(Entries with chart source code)
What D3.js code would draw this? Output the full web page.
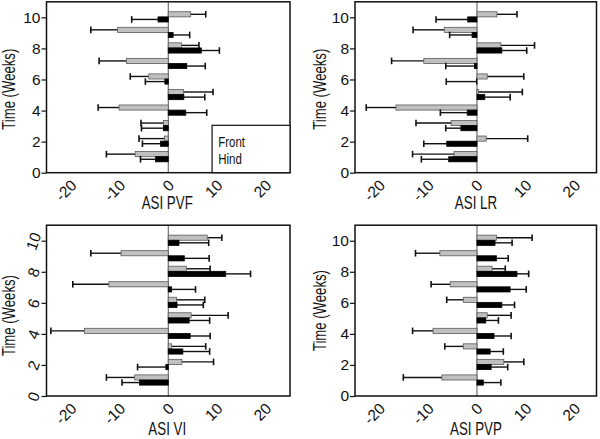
<!DOCTYPE html>
<html>
<head>
<meta charset="utf-8">
<script src="https://cdn.jsdelivr.net/npm/d3@7"></script>
<style>
  html, body { margin: 0; padding: 0; background: #fff; }
  svg { display: block; }
</style>
</head>
<body>
<svg id="chart" width="600" height="439"></svg>
<script>
// ---------------- data ----------------
const weeks = [1, 2, 3, 4, 5, 6, 7, 8, 9, 10];
const xTicks = [-20, -10, 0, 10, 20];
const yTicks = [0, 2, 4, 6, 8, 10];
const seriesNames = ["Front", "Hind"];
const panelTitles = ["ASI PVF", "ASI LR", "ASI VI", "ASI PVP"];
const yTitle = "Time (Weeks)";

const pvfFront   = [-6.8, -0.8, -1.0, -10.1, 3.1, -4.0, -8.6, 2.7, -10.4, 4.6];
const pvfFrontSD = [5.9, 5.2, 4.6, 4.3, 6.1, 3.8, 5.6, 3.6, 5.5, 3.1];
const pvfHind    = [-2.6, -1.6, -1.0, 3.6, 3.2, -0.7, 3.8, 6.8, 1.0, -2.1];
const pvfHindSD  = [3.1, 3.7, 4.5, 4.3, 4.3, 4.0, 3.8, 3.7, 3.4, 5.4];

const lrFront    = [-4.7, 1.9, -5.3, -16.6, 0.3, 2.1, -10.9, 4.9, -6.7, 4.1];
const lrFrontSD  = [8.5, 8.5, 7.2, 6.1, 9.0, 7.5, 6.6, 6.9, 6.4, 4.1];
const lrHind     = [-5.8, -6.2, -3.3, -2.0, 1.6, -0.1, -0.5, 5.1, -1.0, -1.9];
const lrHindSD   = [5.6, 4.7, 3.1, 5.5, 5.2, 6.2, 5.9, 5.1, 4.6, 6.5];

const viFront    = [-6.9, 2.8, 0.7, -17.2, 4.7, 1.7, -12.2, 3.7, -9.7, 8.0];
const viFrontSD  = [5.8, 6.5, 7.0, 6.9, 7.6, 5.8, 7.4, 4.9, 6.2, 3.0];
const viHind     = [-5.9, -0.5, 3.0, 4.5, 4.3, 1.8, 0.7, 11.8, 3.3, 2.2];
const viHindSD   = [3.6, 5.8, 5.5, 4.1, 4.2, 5.4, 4.9, 5.1, 5.1, 6.1];

const pvpFront   = [-7.2, 5.5, -2.8, -9.0, 2.1, -2.8, -5.5, 3.1, -7.6, 4.0];
const pvpFrontSD = [7.9, 4.1, 3.8, 4.2, 4.9, 3.4, 3.9, 2.7, 5.0, 7.3];
const pvpHind    = [1.3, 2.9, 2.7, 3.5, 1.8, 5.1, 6.8, 8.2, 4.0, 3.7];
const pvpHindSD  = [3.6, 3.4, 2.7, 3.5, 2.6, 2.6, 3.3, 2.4, 2.4, 3.5];

// ---------------- drawing ----------------
const SANS = "'Liberation Sans', Arial, sans-serif";
const svg = d3.select("#chart");
svg.append("rect").attr("width", 600).attr("height", 439).attr("fill", "#fff");

// condense a text like a narrow face
function narrow(sel, k) {
  sel.each(function () {
    const len = this.getComputedTextLength();
    d3.select(this).attr("textLength", len * k).attr("lengthAdjust", "spacingAndGlyphs");
  });
  return sel;
}

const seriesStyle = [
  { fill: "#c0c0c0", stroke: "#5a5a5a" },
  { fill: "#000000", stroke: "#000000" }
];

function drawPanel(p) {
  const x = d3.scaleLinear().domain(p.xDomain).range(p.xRange);
  const y = d3.scaleLinear().domain([0, 11]).range(p.yRange);
  const g = svg.append("g");
  const x0 = x(0);
  const barH = Math.abs(y(0.33) - y(0));
  const split = w => y(w + 0.03);

  const series = [
    { vals: p.front, sd: p.frontSD },
    { vals: p.hind, sd: p.hindSD }
  ];

  // zero line
  g.append("line")
    .attr("x1", x0).attr("x2", x0)
    .attr("y1", p.yRange[1]).attr("y2", p.yRange[0])
    .attr("stroke", "#555").attr("stroke-width", 1);

  series.forEach((s, si) => {
    const rows = weeks.map((w, i) => ({ w, v: s.vals[i], sd: s.sd[i] }));
    const top = d => si === 0 ? split(d.w) - barH : split(d.w);
    const cy = d => top(d) + barH / 2;
    const end = d => d.v + (d.v < 0 ? -d.sd : d.sd);
    g.selectAll(null).data(rows).enter().append("line")
      .attr("x1", d => x(d.v)).attr("x2", d => x(end(d)))
      .attr("y1", cy).attr("y2", cy)
      .attr("stroke", "#111").attr("stroke-width", 1.4);
    g.selectAll(null).data(rows).enter().append("line")
      .attr("x1", d => x(end(d))).attr("x2", d => x(end(d)))
      .attr("y1", d => cy(d) - 3.3).attr("y2", d => cy(d) + 3.3)
      .attr("stroke", "#111").attr("stroke-width", 1.6);
    g.selectAll(null).data(rows).enter().append("rect")
      .attr("x", d => Math.min(x(d.v), x0))
      .attr("width", d => Math.abs(x(d.v) - x0))
      .attr("y", top)
      .attr("height", barH)
      .attr("fill", seriesStyle[si].fill)
      .attr("stroke", seriesStyle[si].stroke)
      .attr("stroke-width", 0.8);
  });

  // frame
  g.append("rect")
    .attr("x", p.xRange[0]).attr("y", p.yRange[1])
    .attr("width", p.xRange[1] - p.xRange[0])
    .attr("height", p.yRange[0] - p.yRange[1])
    .attr("fill", "none").attr("stroke", "#111").attr("stroke-width", 1.5);

  // y axis
  const ya = g.append("g")
    .attr("transform", `translate(${p.xRange[0]},0)`)
    .call(d3.axisLeft(y).tickValues(yTicks).tickSize(5).tickPadding(1).tickFormat(d => String(d)));
  ya.select(".domain").remove();
  ya.selectAll(".tick line").attr("stroke", "#111").attr("stroke-width", 1.2);
  ya.selectAll(".tick text")
    .attr("font-family", SANS).attr("font-size", 15.5).attr("fill", "#111");
  if (p.oddY) {
    ya.selectAll(".tick text")
      .attr("x", -10).attr("dy", "0.35em").attr("text-anchor", "middle")
      .attr("transform", "translate(-3,0) rotate(-70,-10,0)");
  }

  // x axis
  const xa = g.append("g")
    .attr("transform", `translate(0,${p.yRange[0]})`)
    .call(d3.axisBottom(x).tickValues(xTicks).tickSize(0).tickFormat(d => String(d)));
  xa.select(".domain").remove();
  xa.selectAll(".tick text")
    .attr("font-family", SANS).attr("font-size", 15.5).attr("fill", "#111")
    .attr("x", 0).attr("y", 0).attr("dy", "0.35em")
    .attr("text-anchor", "end")
    .attr("transform", "translate(2.4,9.8) rotate(-45)");

  // titles
  const t = g.append("text")
    .attr("x", x0 - 1).attr("y", p.titleY)
    .attr("text-anchor", "middle")
    .attr("font-family", SANS).attr("font-size", 18).attr("fill", "#111")
    .text(p.title);
  narrow(t, 0.74);
  const ymid = (p.yRange[0] + p.yRange[1]) / 2 + p.yTitleShift;
  const yt = g.append("text")
    .attr("transform", `translate(${p.yTitleX},${ymid}) rotate(-90)`)
    .attr("text-anchor", "middle")
    .attr("font-family", SANS).attr("font-size", 18).attr("fill", "#111")
    .text(yTitle);
  narrow(yt, 0.73);

  return { x, y, g };
}

const p1 = drawPanel({
  title: panelTitles[0], front: pvfFront, frontSD: pvfFrontSD, hind: pvfHind, hindSD: pvfHindSD,
  xDomain: [-25, 25], xRange: [46.5, 290], yRange: [172.7, 1.8],
  titleY: 208.5, yTitleX: 14.5, yTitleShift: 2
});
drawPanel({
  title: panelTitles[1], front: lrFront, frontSD: lrFrontSD, hind: lrHind, hindSD: lrHindSD,
  xDomain: [-25, 24.5], xRange: [355, 596.5], yRange: [172.7, 1.8],
  titleY: 208.5, yTitleX: 325.5, yTitleShift: 2
});
drawPanel({
  title: panelTitles[2], front: viFront, frontSD: viFrontSD, hind: viHind, hindSD: viHindSD,
  xDomain: [-25, 25], xRange: [46.5, 290], yRange: [396, 225.2],
  titleY: 434.5, yTitleX: 14.5, yTitleShift: 5, oddY: true
});
drawPanel({
  title: panelTitles[3], front: pvpFront, frontSD: pvpFrontSD, hind: pvpHind, hindSD: pvpHindSD,
  xDomain: [-25, 24.5], xRange: [355, 596.5], yRange: [396, 225.2],
  titleY: 434.5, yTitleX: 325.5, yTitleShift: 0
});

// legend (panel 1)
const lg = p1.g.append("g");
lg.append("rect")
  .attr("x", p1.x(9)).attr("y", p1.y(3.05))
  .attr("width", p1.x(25) - p1.x(9)).attr("height", p1.y(0) - p1.y(3.05))
  .attr("fill", "#fff").attr("stroke", "#111").attr("stroke-width", 1.2);
const lt = lg.selectAll(null).data(seriesNames).enter().append("text")
  .attr("x", p1.x(10.25))
  .attr("y", (d, i) => p1.y(1.65) + i * 17)
  .attr("font-family", SANS).attr("font-size", 14).attr("fill", "#111")
  .text(d => d);
narrow(lt, 0.82);
</script>
</body>
</html>
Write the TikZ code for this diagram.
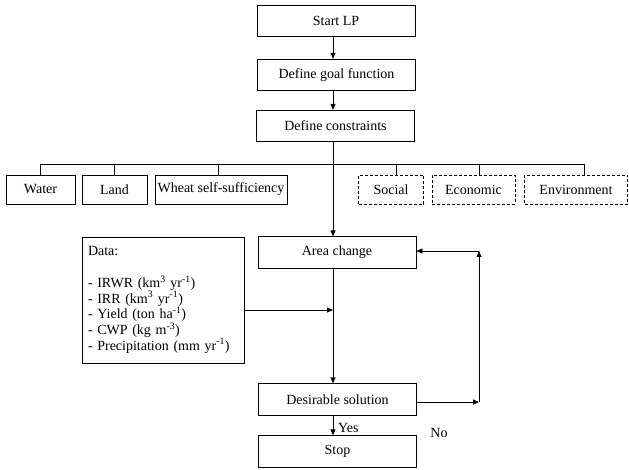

=== Given instruction ===
Exactly as they appear, print the lines of the listing above from its first line through the line that contains "5.1, 5.1, 6.1];", minus the pictures.

=== Result of the task ===
What D3.js code would draw this? Output the full web page.
<!DOCTYPE html>
<html>
<head>
<meta charset="utf-8">
<script src="https://cdn.jsdelivr.net/npm/d3@7"></script>
<style>
  html, body { margin: 0; padding: 0; background: #fff; }
  svg { display: block; }
</style>
</head>
<body>
<svg id="chart" width="600" height="439"></svg>
<script>
// ---------------- data ----------------
const weeks = [1, 2, 3, 4, 5, 6, 7, 8, 9, 10];
const xTicks = [-20, -10, 0, 10, 20];
const yTicks = [0, 2, 4, 6, 8, 10];
const seriesNames = ["Front", "Hind"];
const panelTitles = ["ASI PVF", "ASI LR", "ASI VI", "ASI PVP"];
const yTitle = "Time (Weeks)";

const pvfFront   = [-6.8, -0.8, -1.0, -10.1, 3.1, -4.0, -8.6, 2.7, -10.4, 4.6];
const pvfFrontSD = [5.9, 5.2, 4.6, 4.3, 6.1, 3.8, 5.6, 3.6, 5.5, 3.1];
const pvfHind    = [-2.6, -1.6, -1.0, 3.6, 3.2, -0.7, 3.8, 6.8, 1.0, -2.1];
const pvfHindSD  = [3.1, 3.7, 4.5, 4.3, 4.3, 4.0, 3.8, 3.7, 3.4, 5.4];

const lrFront    = [-4.7, 1.9, -5.3, -16.6, 0.3, 2.1, -10.9, 4.9, -6.7, 4.1];
const lrFrontSD  = [8.5, 8.5, 7.2, 6.1, 9.0, 7.5, 6.6, 6.9, 6.4, 4.1];
const lrHind     = [-5.8, -6.2, -3.3, -2.0, 1.6, -0.1, -0.5, 5.1, -1.0, -1.9];
const lrHindSD   = [5.6, 4.7, 3.1, 5.5, 5.2, 6.2, 5.9, 5.1, 4.6, 6.5];

const viFront    = [-6.9, 2.8, 0.7, -17.2, 4.7, 1.7, -12.2, 3.7, -9.7, 8.0];
const viFrontSD  = [5.8, 6.5, 7.0, 6.9, 7.6, 5.8, 7.4, 4.9, 6.2, 3.0];
const viHind     = [-5.9, -0.5, 3.0, 4.5, 4.3, 1.8, 0.7, 11.8, 3.3, 2.2];
const viHindSD   = [3.6, 5.8, 5.5, 4.1, 4.2, 5.4, 4.9, 5.1, 5.1, 6.1];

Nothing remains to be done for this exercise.